Unlike the ghosts seen in movies and T.V. shows, ghost employees don’t appear in overt ways. Staff members of payroll departments have to remain on the lookout for them. It boils down to looking for hidden trails that ghost employees and their creators leave behind.
For example, in the case of one company, Chester Electronics Inc. (CEI), the company’s CFO discovered that the owner (who happened to be her brother) was creating ghost employees when she decided to check the fronts and backs of physical canceled checks from previous fiscal quarters on a whim.
She went on to further investigate the checks and then discovered her brother was endorsing and allocating them to ghost employees, using real people’s information. That created major legal issues since the victims of the scheme suffered tax hiccups. Had she not have investigated the checks on her own, her brother would have continued to get away with his crimes.
The lesson?

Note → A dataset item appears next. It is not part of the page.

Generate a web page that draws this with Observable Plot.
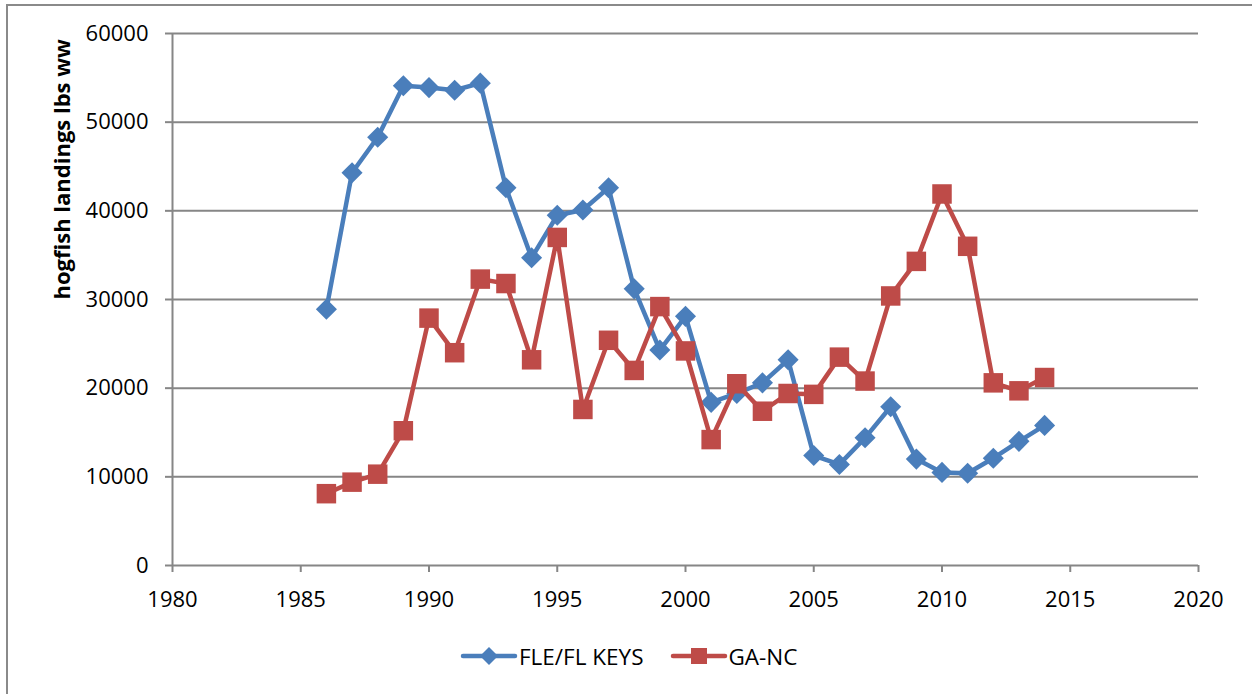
<!DOCTYPE html>
<html>
<head>
<meta charset="utf-8">
<script src="https://cdn.jsdelivr.net/npm/d3@7"></script>
<script src="https://cdn.jsdelivr.net/npm/@observablehq/plot@0.6"></script>
<style>
  html, body { margin: 0; padding: 0; background: #fff; overflow: hidden; }
  body { width: 1252px; height: 694px; position: relative; font-family: "Open Sans", sans-serif; }
  #frame { position: absolute; left: 6px; top: 4px; width: 1260px; height: 710px; border: 2px solid #8a8a8a; box-sizing: border-box; pointer-events: none; }
  #chart { position: absolute; left: 0; top: 0; }
  #legend { position: absolute; left: 460px; top: 640px; height: 32px; display: flex; align-items: center; font-size: 22.5px; color: #000; }
  #legend .item { display: flex; align-items: center; }
  #legend svg { display: block; }
</style>
</head>
<body>
<div id="chart"></div>
<div id="legend"></div>
<div id="frame"></div>
<script>
const years = [1986, 1987, 1988, 1989, 1990, 1991, 1992, 1993, 1994, 1995, 1996, 1997, 1998, 1999, 2000, 2001, 2002, 2003, 2004, 2005, 2006, 2007, 2008, 2009, 2010, 2011, 2012, 2013, 2014];
const fleKeys = [28900, 44300, 48300, 54100, 53900, 53600, 54400, 42600, 34700, 39500, 40100, 42600, 31200, 24300, 28100, 18400, 19400, 20600, 23200, 12400, 11400, 14400, 17900, 12000, 10500, 10400, 12100, 14000, 15800];
const gaNc = [8100, 9400, 10300, 15200, 27900, 24000, 32300, 31800, 23200, 37000, 17600, 25400, 22000, 29200, 24200, 14200, 20500, 17400, 19400, 19300, 23500, 20800, 30400, 34300, 41900, 36000, 20600, 19700, 21200];
const seriesNames = ["FLE/FL KEYS", "GA-NC"];
const seriesColors = ["#4a7ebb", "#be4b48"];
const xTicks = [1980, 1985, 1990, 1995, 2000, 2005, 2010, 2015, 2020];
const yTicks = [0, 10000, 20000, 30000, 40000, 50000, 60000];
const yTitle = "hogfish landings lbs ww";

const fleData = years.map((y, i) => ({year: y, value: fleKeys[i]}));
const gaData = years.map((y, i) => ({year: y, value: gaNc[i]}));
const gridColor = "#868686";

const chart = Plot.plot({
  width: 1252,
  height: 630,
  marginLeft: 172,
  marginRight: 54,
  marginTop: 33,
  marginBottom: 65,
  style: {fontFamily: "'Open Sans', sans-serif", fontSize: "22px", color: "#000", background: "transparent"},
  x: {domain: [1980, 2020]},
  y: {domain: [0, 60000]},
  marks: [
    Plot.gridY(yTicks.filter(d => d > 0), {stroke: gridColor, strokeOpacity: 1, strokeWidth: 2}),
    Plot.ruleY([0], {stroke: gridColor, strokeWidth: 2}),
    Plot.ruleX([1980], {stroke: gridColor, strokeWidth: 2}),
    Plot.axisY({ticks: yTicks, tickSize: 7, tickPadding: 17, stroke: gridColor, strokeWidth: 2, strokeOpacity: 1, label: null, tickFormat: d => String(d), fontSize: 22, fill: "#000"}),
    Plot.axisX({ticks: xTicks, tickSize: 7, tickPadding: 19, stroke: gridColor, strokeWidth: 2, strokeOpacity: 1, label: null, tickFormat: d => String(d), fontSize: 22, fill: "#000"}),
    Plot.text([yTitle], {frameAnchor: "left", dx: -110, rotate: -90, fontWeight: "bold", fontSize: 22, fill: "#000"}),
    Plot.line(fleData, {x: "year", y: "value", stroke: seriesColors[0], strokeWidth: 4.5, strokeLinejoin: "round", strokeLinecap: "round"}),
    Plot.dot(fleData, {x: "year", y: "value", symbol: "diamond2", r: 9.5, fill: seriesColors[0], stroke: "none"}),
    Plot.line(gaData, {x: "year", y: "value", stroke: seriesColors[1], strokeWidth: 4.5, strokeLinejoin: "round", strokeLinecap: "round"}),
    Plot.dot(gaData, {x: "year", y: "value", symbol: "square", r: 11, fill: seriesColors[1], stroke: "none"})
  ]
});
document.getElementById("chart").appendChild(chart);

// Legend
const legend = document.getElementById("legend");
const ns = "http://www.w3.org/2000/svg";
seriesNames.forEach((name, i) => {
  const item = document.createElement("div");
  item.className = "item";
  item.style.marginRight = i === 0 ? "26px" : "0";
  const svg = document.createElementNS(ns, "svg");
  svg.setAttribute("width", 58);
  svg.setAttribute("height", 24);
  const line = document.createElementNS(ns, "line");
  line.setAttribute("x1", 3); line.setAttribute("x2", 55);
  line.setAttribute("y1", 12); line.setAttribute("y2", 12);
  line.setAttribute("stroke", seriesColors[i]);
  line.setAttribute("stroke-width", 4.5);
  line.setAttribute("stroke-linecap", "round");
  svg.appendChild(line);
  const m = document.createElementNS(ns, "path");
  if (i === 0) m.setAttribute("d", "M29,3L38,12L29,21L20,12Z");
  else m.setAttribute("d", "M21,4H37V20H21Z");
  m.setAttribute("fill", seriesColors[i]);
  svg.appendChild(m);
  item.appendChild(svg);
  const t = document.createElement("span");
  t.textContent = name;
  t.style.marginLeft = "1px";
  item.appendChild(t);
  legend.appendChild(item);
});
</script>
</body>
</html>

Detecting a ghost employee requires proactive monitoring since the signs aren’t always overt. In fact, evidence of a ghost employee may only surface years later if someone has tax reporting issues because of embezzlement that took place at their expense.
With that said, you can find red flags if you proactively monitor your employees and payroll. A few examples of things to look for include:
- An employee on payroll file who is not on the employee master file
- An employee with no address, phone number or HR file
- An employee number that appears out of sequence with other employee numbers
- Payroll summaries that don’t match funds issued
- Multiple direct deposits going to the same bank account under different names
- Multiple employees with the same bank account numbers
- Employees who’s age is beyond a reasonable working age (e.g. 85 years old)
Following the Trail Of a Ghost Employee
- Match active employees with those listed on payroll – Have more than one individual (both in and out of payroll departments) verify that paychecks are going out to real employees and no one else.
- Update payroll and employee master files after employee leaves – As soon as an employee leaves or is terminated, ensure that payroll is updated to reflect their departure.
- Put processes in place that require documentation and authorization from management before adding an employee to payroll – Ghost employees are often entered when certain people are given too much free reign. Quell this by enforcing a strict policy of having to get the green light to add new employees from upper management.
- Create a paper trail using direct deposit and/or similar methods – Ghost employees and their perpetrators are counting on their colleagues to be oblivious. Having a direct deposit system allows you to keep track of banking and financial info if you decide to monitor paychecks more closely in the future.
- Use a comprehensive data analytics tool – A data analysis tool such as our GLAnalytics solution offers proactive reporting to detect possible ghost employees. It does this by identifying incomplete or inaccurate employee data or the total avoidance of using vacation time or company benefits.
Bring Ghost Employees Out of the Dark & Into the Spotlight
A ghost employee can easily slip your detection if you aren’t on the lookout for their presence. And ignoring the possibility of their presence is what they’re counting on. That’s why keeping track of your company payroll processing habits are a must.
Eliminating ghost employees should start with controls that filter out the cracks embezzlers use to create fake profiles in the first place. Leading companies (big and small) are putting proactive monitoring tools such as our GLAnalytics solution in place to put a hard stop to these widespread illicit activities. Other examples of the benefits of the GLAnalytics solution as it relates to payroll include, but are not limited to, the identification of:
- Unapproved pay raises
- Bonus or commission payments made at odd times of the year
- Excessive overtime
- Missing employee information
- Excessive part-time hours
- Duplicate employee payments
- The worst mistake you can make is believing that it won’t happen to you. Be proactive in your thinking. At a minimum, you will uncover non-fraudulent data entry errors that happen in all companies and cost a lot of money and time.